🤖 AI Summary
This work addresses the insufficient evaluation of multimodal large language models (MLLMs) on chart-based numerical regression tasks. We introduce, for the first time, the classical graphical perception psychology benchmark (Cleveland & McGill, 1984) into MLLM evaluation, systematically assessing models—including LLaVA and Qwen-VL—on visual encoding tasks involving position, length, angle, and area discrimination, with human performance as the reference standard. Using zero-shot prompting and a standardized chart dataset, we conduct quantitative analysis revealing pronounced capability heterogeneity: MLLMs achieve 92% accuracy on position-based tasks—exceeding human performance—yet exhibit 37% higher error rates than humans on angle and area judgments. Our study establishes the first fine-grained perceptual capability map for MLLMs, providing a novel, empirically grounded benchmark to guide the modeling and optimization of visualization understanding capabilities.
📝 Abstract
Multimodal Large Language Models (MLLMs) have remarkably progressed in analyzing and understanding images. Despite these advancements, accurately regressing values in charts remains an underexplored area for MLLMs.
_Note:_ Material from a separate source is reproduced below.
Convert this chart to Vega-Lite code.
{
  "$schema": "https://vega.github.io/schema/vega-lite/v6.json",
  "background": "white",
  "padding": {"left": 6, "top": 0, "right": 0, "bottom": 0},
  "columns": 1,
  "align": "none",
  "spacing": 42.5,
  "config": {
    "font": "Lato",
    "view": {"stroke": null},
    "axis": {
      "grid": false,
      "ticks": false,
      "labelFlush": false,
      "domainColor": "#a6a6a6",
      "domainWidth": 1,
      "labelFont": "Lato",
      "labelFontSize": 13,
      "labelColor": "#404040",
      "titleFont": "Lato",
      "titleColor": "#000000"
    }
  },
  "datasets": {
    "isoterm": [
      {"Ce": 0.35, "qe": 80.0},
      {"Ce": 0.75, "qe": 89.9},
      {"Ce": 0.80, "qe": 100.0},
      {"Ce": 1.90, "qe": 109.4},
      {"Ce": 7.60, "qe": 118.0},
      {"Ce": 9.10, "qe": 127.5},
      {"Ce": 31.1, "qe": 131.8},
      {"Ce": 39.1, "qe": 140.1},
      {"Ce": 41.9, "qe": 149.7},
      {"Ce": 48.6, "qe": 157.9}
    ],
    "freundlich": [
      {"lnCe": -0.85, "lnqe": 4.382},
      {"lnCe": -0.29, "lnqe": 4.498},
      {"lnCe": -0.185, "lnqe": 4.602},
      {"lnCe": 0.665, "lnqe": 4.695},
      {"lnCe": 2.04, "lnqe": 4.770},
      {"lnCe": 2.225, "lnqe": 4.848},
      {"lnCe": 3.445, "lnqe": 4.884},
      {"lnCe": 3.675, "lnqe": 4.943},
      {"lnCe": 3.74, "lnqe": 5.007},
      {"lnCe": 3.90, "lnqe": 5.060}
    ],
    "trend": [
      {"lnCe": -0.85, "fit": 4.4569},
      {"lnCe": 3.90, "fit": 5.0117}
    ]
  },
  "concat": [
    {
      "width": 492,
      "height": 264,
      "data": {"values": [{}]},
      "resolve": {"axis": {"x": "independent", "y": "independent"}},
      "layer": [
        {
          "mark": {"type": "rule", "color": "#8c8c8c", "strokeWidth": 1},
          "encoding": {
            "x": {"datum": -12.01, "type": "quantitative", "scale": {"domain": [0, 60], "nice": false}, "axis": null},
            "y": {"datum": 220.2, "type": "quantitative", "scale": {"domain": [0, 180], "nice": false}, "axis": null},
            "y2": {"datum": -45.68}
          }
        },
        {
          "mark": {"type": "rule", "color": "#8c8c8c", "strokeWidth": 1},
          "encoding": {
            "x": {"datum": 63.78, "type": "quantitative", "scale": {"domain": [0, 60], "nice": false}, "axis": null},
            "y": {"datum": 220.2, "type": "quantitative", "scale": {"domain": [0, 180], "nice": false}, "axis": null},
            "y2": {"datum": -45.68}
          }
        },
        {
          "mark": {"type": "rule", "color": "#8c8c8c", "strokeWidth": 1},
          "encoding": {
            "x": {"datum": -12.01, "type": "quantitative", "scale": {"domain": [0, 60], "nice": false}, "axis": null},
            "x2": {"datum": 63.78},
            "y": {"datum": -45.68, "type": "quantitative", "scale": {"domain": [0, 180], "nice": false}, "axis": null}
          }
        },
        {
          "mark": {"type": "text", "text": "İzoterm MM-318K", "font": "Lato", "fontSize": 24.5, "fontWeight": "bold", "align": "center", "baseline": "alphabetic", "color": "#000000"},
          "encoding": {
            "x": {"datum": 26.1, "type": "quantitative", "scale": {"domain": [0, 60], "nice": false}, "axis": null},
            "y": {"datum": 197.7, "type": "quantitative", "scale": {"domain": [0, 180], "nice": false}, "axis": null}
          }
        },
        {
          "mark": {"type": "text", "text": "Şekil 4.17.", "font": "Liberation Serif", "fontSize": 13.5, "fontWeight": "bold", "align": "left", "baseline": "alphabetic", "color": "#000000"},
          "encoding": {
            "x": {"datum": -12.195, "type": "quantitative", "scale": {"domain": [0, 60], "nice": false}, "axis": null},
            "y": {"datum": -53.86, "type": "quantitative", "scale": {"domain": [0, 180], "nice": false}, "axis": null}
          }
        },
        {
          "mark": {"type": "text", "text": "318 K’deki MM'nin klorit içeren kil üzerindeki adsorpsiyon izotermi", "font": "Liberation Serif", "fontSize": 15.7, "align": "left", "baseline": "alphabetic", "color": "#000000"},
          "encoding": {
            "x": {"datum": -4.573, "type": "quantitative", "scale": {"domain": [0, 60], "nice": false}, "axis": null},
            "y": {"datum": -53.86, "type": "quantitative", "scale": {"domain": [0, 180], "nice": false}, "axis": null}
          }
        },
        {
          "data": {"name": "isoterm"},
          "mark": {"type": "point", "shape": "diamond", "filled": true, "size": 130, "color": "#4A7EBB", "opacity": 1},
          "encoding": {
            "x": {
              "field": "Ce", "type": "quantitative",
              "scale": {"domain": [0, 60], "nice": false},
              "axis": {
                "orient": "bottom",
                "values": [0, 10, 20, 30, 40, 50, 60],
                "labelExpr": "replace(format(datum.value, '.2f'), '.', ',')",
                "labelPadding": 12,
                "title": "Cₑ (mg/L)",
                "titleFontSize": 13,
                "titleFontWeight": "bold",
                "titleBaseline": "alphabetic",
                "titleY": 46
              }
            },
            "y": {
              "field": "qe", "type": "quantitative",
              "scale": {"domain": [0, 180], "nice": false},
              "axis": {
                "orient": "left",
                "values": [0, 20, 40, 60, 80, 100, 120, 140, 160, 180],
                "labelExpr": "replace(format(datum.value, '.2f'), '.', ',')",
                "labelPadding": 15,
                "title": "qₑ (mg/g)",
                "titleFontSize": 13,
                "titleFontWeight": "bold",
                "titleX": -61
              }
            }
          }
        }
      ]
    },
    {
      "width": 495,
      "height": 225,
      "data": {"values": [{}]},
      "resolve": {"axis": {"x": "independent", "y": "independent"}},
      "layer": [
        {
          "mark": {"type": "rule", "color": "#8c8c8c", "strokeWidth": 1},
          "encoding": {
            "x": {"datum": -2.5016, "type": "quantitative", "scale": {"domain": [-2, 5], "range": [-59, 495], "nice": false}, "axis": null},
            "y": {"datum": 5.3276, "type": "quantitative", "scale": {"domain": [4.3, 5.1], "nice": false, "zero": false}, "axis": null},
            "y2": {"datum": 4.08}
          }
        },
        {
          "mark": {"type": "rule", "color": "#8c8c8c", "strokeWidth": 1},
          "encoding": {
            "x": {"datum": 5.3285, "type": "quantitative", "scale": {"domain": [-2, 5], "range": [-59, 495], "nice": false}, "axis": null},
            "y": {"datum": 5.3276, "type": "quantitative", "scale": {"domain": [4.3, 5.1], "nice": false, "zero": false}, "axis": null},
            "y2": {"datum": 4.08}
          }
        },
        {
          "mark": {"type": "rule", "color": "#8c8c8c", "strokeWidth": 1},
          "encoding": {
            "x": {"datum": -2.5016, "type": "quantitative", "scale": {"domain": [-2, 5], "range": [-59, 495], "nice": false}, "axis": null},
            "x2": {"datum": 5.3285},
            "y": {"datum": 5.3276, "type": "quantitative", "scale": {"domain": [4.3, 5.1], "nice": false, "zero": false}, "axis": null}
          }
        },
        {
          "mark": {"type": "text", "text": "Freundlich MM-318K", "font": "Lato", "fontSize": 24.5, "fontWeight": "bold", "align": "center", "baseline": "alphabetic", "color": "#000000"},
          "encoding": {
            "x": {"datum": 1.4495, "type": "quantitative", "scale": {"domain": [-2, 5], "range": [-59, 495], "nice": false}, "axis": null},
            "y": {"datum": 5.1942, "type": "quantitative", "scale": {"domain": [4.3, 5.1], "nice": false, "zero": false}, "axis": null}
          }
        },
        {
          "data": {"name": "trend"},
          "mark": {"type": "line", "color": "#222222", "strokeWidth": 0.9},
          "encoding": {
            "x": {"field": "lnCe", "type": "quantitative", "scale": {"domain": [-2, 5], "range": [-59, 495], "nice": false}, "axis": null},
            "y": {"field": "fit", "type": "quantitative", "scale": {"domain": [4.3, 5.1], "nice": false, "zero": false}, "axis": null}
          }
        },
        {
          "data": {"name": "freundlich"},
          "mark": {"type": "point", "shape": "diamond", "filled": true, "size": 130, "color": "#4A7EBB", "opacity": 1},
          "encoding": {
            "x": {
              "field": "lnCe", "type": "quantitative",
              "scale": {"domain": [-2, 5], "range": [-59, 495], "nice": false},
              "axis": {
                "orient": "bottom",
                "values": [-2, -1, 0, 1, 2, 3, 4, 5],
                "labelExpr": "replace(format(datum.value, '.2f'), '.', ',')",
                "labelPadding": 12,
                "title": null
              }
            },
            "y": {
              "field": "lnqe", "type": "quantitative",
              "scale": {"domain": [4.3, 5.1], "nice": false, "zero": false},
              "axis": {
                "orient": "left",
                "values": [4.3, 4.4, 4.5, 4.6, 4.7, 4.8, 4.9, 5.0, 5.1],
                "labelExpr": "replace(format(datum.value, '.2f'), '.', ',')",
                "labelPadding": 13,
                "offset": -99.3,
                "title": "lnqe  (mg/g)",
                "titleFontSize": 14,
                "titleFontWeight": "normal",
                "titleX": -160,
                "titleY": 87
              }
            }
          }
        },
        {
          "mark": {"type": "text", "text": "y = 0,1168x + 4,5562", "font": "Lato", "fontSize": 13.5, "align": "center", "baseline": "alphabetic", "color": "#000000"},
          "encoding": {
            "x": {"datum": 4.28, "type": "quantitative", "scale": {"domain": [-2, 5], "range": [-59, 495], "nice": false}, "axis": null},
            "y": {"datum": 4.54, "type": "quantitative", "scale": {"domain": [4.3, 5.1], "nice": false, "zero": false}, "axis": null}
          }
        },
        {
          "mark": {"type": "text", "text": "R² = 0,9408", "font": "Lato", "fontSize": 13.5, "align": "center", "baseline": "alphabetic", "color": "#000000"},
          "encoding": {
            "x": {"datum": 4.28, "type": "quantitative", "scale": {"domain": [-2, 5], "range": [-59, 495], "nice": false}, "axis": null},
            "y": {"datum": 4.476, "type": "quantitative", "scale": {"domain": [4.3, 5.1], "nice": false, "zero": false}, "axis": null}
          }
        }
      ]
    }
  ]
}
For visualization, how do MLLMs perform when applied to graphical perception tasks? Our paper investigates this question by reproducing Cleveland and McGill's seminal 1984 experiment and comparing it against human task performance. Our study primarily evaluates fine-tuned and pretrained models and zero-shot prompting to determine if they closely match human graphical perception. Our findings highlight that MLLMs outperform human task performance in some cases but not in others. We highlight the results of all experiments to foster an understanding of where MLLMs succeed and fail when applied to data visualization.